------ SUPPLIED DATA ------

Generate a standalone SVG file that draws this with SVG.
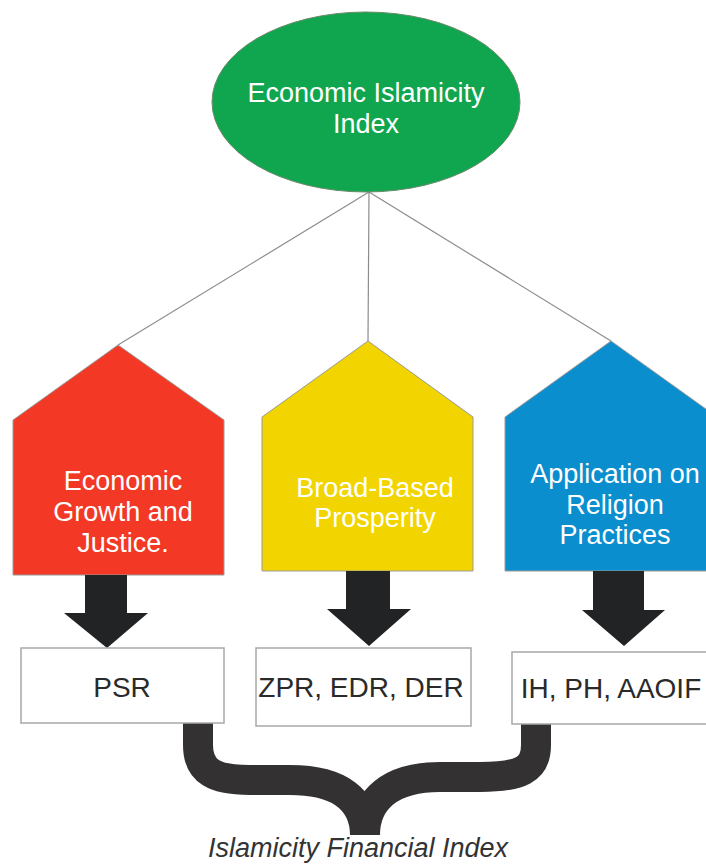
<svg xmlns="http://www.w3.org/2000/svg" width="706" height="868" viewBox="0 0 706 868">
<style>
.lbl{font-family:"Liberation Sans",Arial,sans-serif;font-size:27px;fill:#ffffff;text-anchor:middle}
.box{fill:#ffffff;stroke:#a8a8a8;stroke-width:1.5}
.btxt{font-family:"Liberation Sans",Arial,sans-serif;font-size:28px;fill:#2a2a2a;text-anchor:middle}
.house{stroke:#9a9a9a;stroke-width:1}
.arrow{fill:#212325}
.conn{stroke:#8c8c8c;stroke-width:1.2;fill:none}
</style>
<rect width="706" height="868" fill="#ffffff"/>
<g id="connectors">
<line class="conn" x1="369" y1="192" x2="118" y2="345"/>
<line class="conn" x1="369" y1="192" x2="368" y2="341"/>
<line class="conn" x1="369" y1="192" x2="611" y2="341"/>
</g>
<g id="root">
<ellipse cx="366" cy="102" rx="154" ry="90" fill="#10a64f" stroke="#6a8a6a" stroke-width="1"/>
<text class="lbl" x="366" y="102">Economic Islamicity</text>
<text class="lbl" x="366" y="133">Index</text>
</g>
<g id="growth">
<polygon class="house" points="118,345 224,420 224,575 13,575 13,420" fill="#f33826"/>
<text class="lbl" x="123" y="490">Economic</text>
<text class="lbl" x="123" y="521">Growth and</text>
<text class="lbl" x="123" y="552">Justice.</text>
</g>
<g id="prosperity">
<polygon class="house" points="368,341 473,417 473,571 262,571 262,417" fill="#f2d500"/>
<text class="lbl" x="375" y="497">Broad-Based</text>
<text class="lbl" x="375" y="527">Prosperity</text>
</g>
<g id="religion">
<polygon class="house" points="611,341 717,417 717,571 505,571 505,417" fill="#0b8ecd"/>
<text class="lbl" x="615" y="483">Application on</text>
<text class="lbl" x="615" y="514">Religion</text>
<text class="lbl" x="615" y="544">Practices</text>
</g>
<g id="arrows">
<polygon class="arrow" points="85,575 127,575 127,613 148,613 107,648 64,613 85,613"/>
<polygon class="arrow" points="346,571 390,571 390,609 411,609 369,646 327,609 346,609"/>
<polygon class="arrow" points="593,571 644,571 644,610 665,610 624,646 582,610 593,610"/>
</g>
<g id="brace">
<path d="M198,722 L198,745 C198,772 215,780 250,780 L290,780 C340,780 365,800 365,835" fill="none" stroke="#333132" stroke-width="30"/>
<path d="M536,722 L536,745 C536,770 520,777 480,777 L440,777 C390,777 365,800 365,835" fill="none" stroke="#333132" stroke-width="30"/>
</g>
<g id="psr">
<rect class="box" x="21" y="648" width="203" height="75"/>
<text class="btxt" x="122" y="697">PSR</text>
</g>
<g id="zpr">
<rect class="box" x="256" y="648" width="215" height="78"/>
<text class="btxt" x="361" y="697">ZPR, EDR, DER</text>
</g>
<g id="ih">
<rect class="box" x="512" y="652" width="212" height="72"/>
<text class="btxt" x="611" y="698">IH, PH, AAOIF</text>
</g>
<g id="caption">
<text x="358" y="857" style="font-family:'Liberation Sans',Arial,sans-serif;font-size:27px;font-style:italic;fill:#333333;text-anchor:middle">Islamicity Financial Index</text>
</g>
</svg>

------

TASK STATEMENT
Give the material again exactly as it is, but keep the pictures out.

SOLVED EXERCISE
Generate a standalone SVG file that draws this with SVG.
<svg xmlns="http://www.w3.org/2000/svg" width="706" height="868" viewBox="0 0 706 868">
<style>
.lbl{font-family:"Liberation Sans",Arial,sans-serif;font-size:27px;fill:#ffffff;text-anchor:middle}
.box{fill:#ffffff;stroke:#a8a8a8;stroke-width:1.5}
.btxt{font-family:"Liberation Sans",Arial,sans-serif;font-size:28px;fill:#2a2a2a;text-anchor:middle}
.house{stroke:#9a9a9a;stroke-width:1}
.arrow{fill:#212325}
.conn{stroke:#8c8c8c;stroke-width:1.2;fill:none}
</style>
<rect width="706" height="868" fill="#ffffff"/>
<g id="connectors">
<line class="conn" x1="369" y1="192" x2="118" y2="345"/>
<line class="conn" x1="369" y1="192" x2="368" y2="341"/>
<line class="conn" x1="369" y1="192" x2="611" y2="341"/>
</g>
<g id="root">
<ellipse cx="366" cy="102" rx="154" ry="90" fill="#10a64f" stroke="#6a8a6a" stroke-width="1"/>
<text class="lbl" x="366" y="102">Economic Islamicity</text>
<text class="lbl" x="366" y="133">Index</text>
</g>
<g id="growth">
<polygon class="house" points="118,345 224,420 224,575 13,575 13,420" fill="#f33826"/>
<text class="lbl" x="123" y="490">Economic</text>
<text class="lbl" x="123" y="521">Growth and</text>
<text class="lbl" x="123" y="552">Justice.</text>
</g>
<g id="prosperity">
<polygon class="house" points="368,341 473,417 473,571 262,571 262,417" fill="#f2d500"/>
<text class="lbl" x="375" y="497">Broad-Based</text>
<text class="lbl" x="375" y="527">Prosperity</text>
</g>
<g id="religion">
<polygon class="house" points="611,341 717,417 717,571 505,571 505,417" fill="#0b8ecd"/>
<text class="lbl" x="615" y="483">Application on</text>
<text class="lbl" x="615" y="514">Religion</text>
<text class="lbl" x="615" y="544">Practices</text>
</g>
<g id="arrows">
<polygon class="arrow" points="85,575 127,575 127,613 148,613 107,648 64,613 85,613"/>
<polygon class="arrow" points="346,571 390,571 390,609 411,609 369,646 327,609 346,609"/>
<polygon class="arrow" points="593,571 644,571 644,610 665,610 624,646 582,610 593,610"/>
</g>
<g id="brace">
<path d="M198,722 L198,745 C198,772 215,780 250,780 L290,780 C340,780 365,800 365,835" fill="none" stroke="#333132" stroke-width="30"/>
<path d="M536,722 L536,745 C536,770 520,777 480,777 L440,777 C390,777 365,800 365,835" fill="none" stroke="#333132" stroke-width="30"/>
</g>
<g id="psr">
<rect class="box" x="21" y="648" width="203" height="75"/>
<text class="btxt" x="122" y="697">PSR</text>
</g>
<g id="zpr">
<rect class="box" x="256" y="648" width="215" height="78"/>
<text class="btxt" x="361" y="697">ZPR, EDR, DER</text>
</g>
<g id="ih">
<rect class="box" x="512" y="652" width="212" height="72"/>
<text class="btxt" x="611" y="698">IH, PH, AAOIF</text>
</g>
<g id="caption">
<text x="358" y="857" style="font-family:'Liberation Sans',Arial,sans-serif;font-size:27px;font-style:italic;fill:#333333;text-anchor:middle">Islamicity Financial Index</text>
</g>
</svg>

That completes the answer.